The Mayor once again called for the support of all with the interest of the city at heart to help City Hall in rescuing Georgetown.

It's been disclosed that arrangements are being made by Mayor Green to hold a public forum to outline and formulate a business plan for the city. The forum is fixed for November 28. The general public as well as GPL and GT&T are to be invited to send representatives. When the question was asked who is funding the forum Mayor Green replied "we are providing water."

The falling trees
Up to last Monday city 'fathers' and 'mothers' were still debating how to go about placing warning signs on trees along the city's streets and avenues.

Over the past few months at least two motor vehicles have been damaged in the city by falling trees on Croal Street and Brickdam. The owners of the vehicles have made claims against City Hall.

Mayor Green with support from the council wants the signs to be put up on the trees owned by the municipality immediately, in order to cushion any litigation in the future. The signs should read: `Persons parking here do so at their own risk.' The Town Clerk is urging caution in this approach to the situation, after noting the cost of such an exercise.

"Nonsense", said the GGG's Chase-Green the signs could not cost more than $500 each. She is certain that with the rainy season now on, more of the council's trees will be falling.

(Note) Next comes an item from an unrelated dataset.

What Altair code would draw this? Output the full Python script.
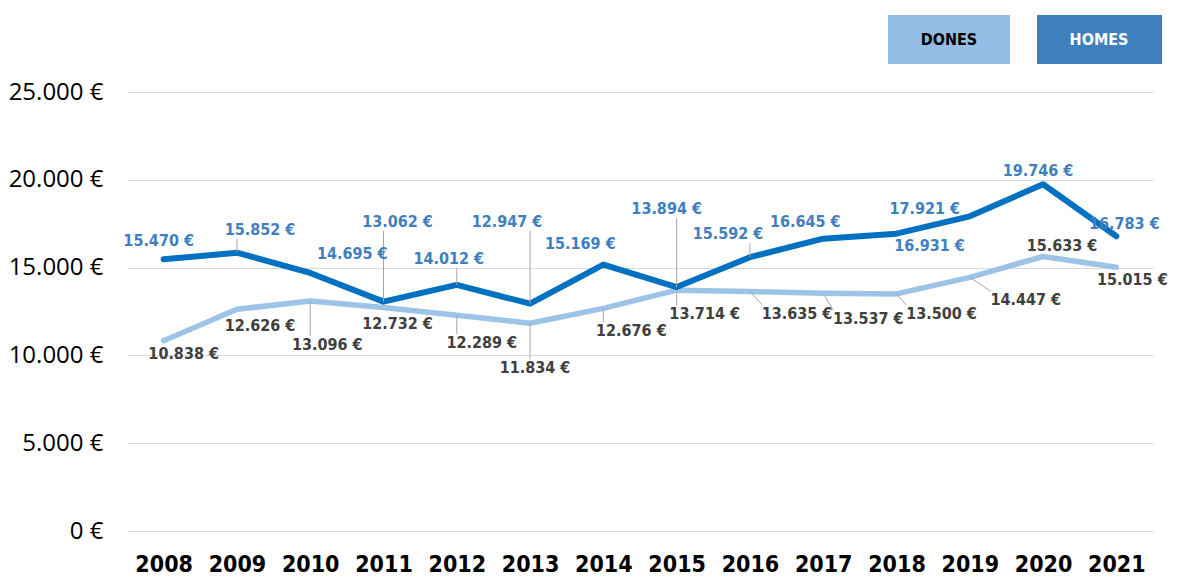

A picture is worth a thousand words... if this is true, I hope city councillors would take heed of the front page picture in yesterday's Stabroek News of a church on the railway embankment on Lamaha Street. Until a few months ago the building was a dwelling house and then suddenly it was transformed into a church belonging to the Jesus is the Answer Ministries. What's going on Mr Mayor and councillors?
Food and drink vendors in the city have now resorted to tents which are being set up in various parts of George-town regardless of the by-laws and sanitary conditions. May I suggest to the 'chief citizen' that he and the other city 'fathers' and 'mothers' undertake a well-publicised tour of the city before Christmas Day. I am sure it would be an eye-opener for a majority of councillors.